In June 2025, under president Cellino, Brescia were relegated from the 2024–25 Serie B after a four-point deduction, having failed to cover a €3 million debt for unpaid wages and subsequently declared bankruptcy.

==Convictions and arrests==
Cellino was arrested in February 2013 with the mayor of Quartu Sant'Elena, Mauro Contini, and the public works commissioner Stefano Lilliu, for attempted embezzlement and fraudulent misrepresentation following an investigation into the construction of the Stadio Is Arenas. Cellino was held in custody for over two weeks, in a case which remains unresolved.
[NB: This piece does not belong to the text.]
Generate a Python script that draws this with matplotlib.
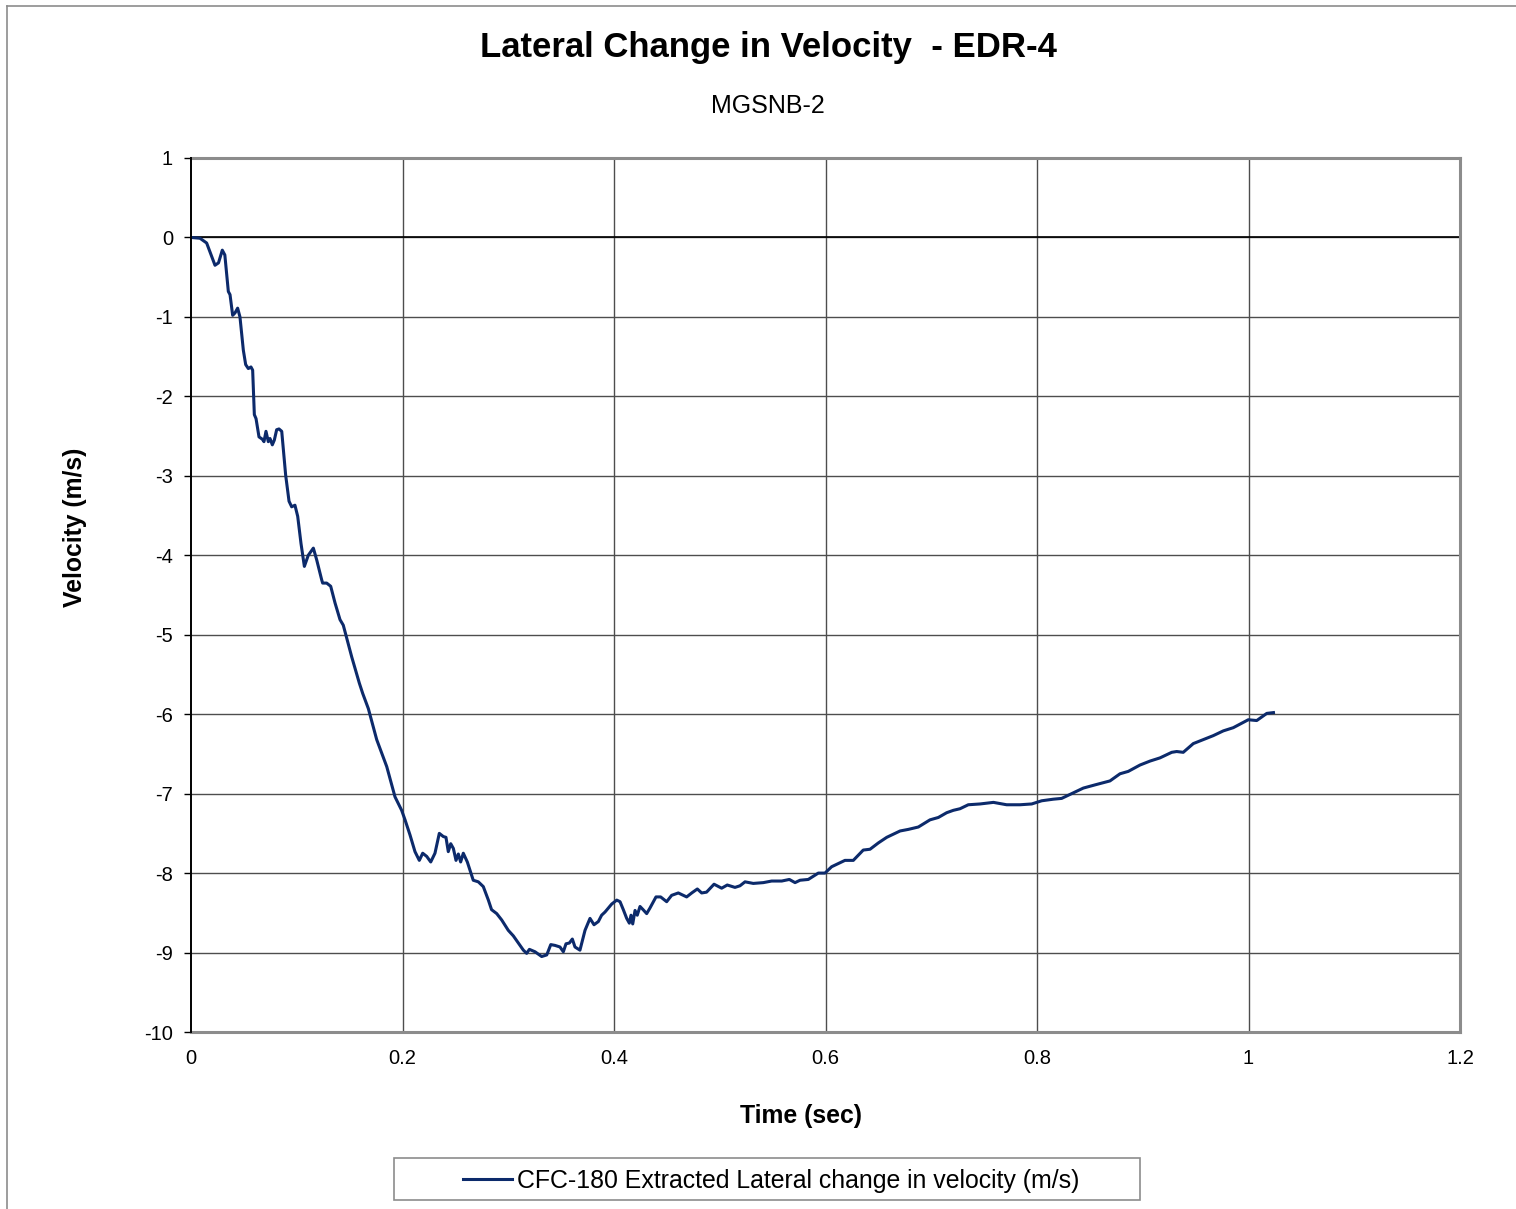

Cellino's arrest warrant called him a man of "marked criminal tendencies ... capable of using every kind of deception to achieve his ends". Cellino has two prior criminal convictions, for deceiving the Italian Ministry of Agriculture out of £7.5 million in 1996 and for false accounting at Cagliari in 2001.

==Personal life==
Cellino has a wife, Frances, and three children. He owns properties in Leeds and Miami, Florida.

Cellino has a deep suspicion of the number 17, which is considered unlucky in Italian culture. At Cagliari's stadium Cellino had the number 17 removed from seats and replaced with 16b. Cellino also has a dislike for the colour purple, which is also considered unlucky in Italy, see Italian superstitions. On 15 May 2014, Leeds United retired the number 17 shirt due to superstitious reasons for Cellino. Up until June 2014, the last occupant of the shirt had been Michael Brown. The number 17 shirt was brought out of retirement in 2019 when Helder Costa was given the shirt upon signing for the club.

He plays guitar in the cover band Maurillos. On 3 May 2014, at Leeds United's annual end of season awards, Cellino joined the band The Pigeon Detectives on lead guitar for a cover version of Jimi Hendrix's song "Hey Joe".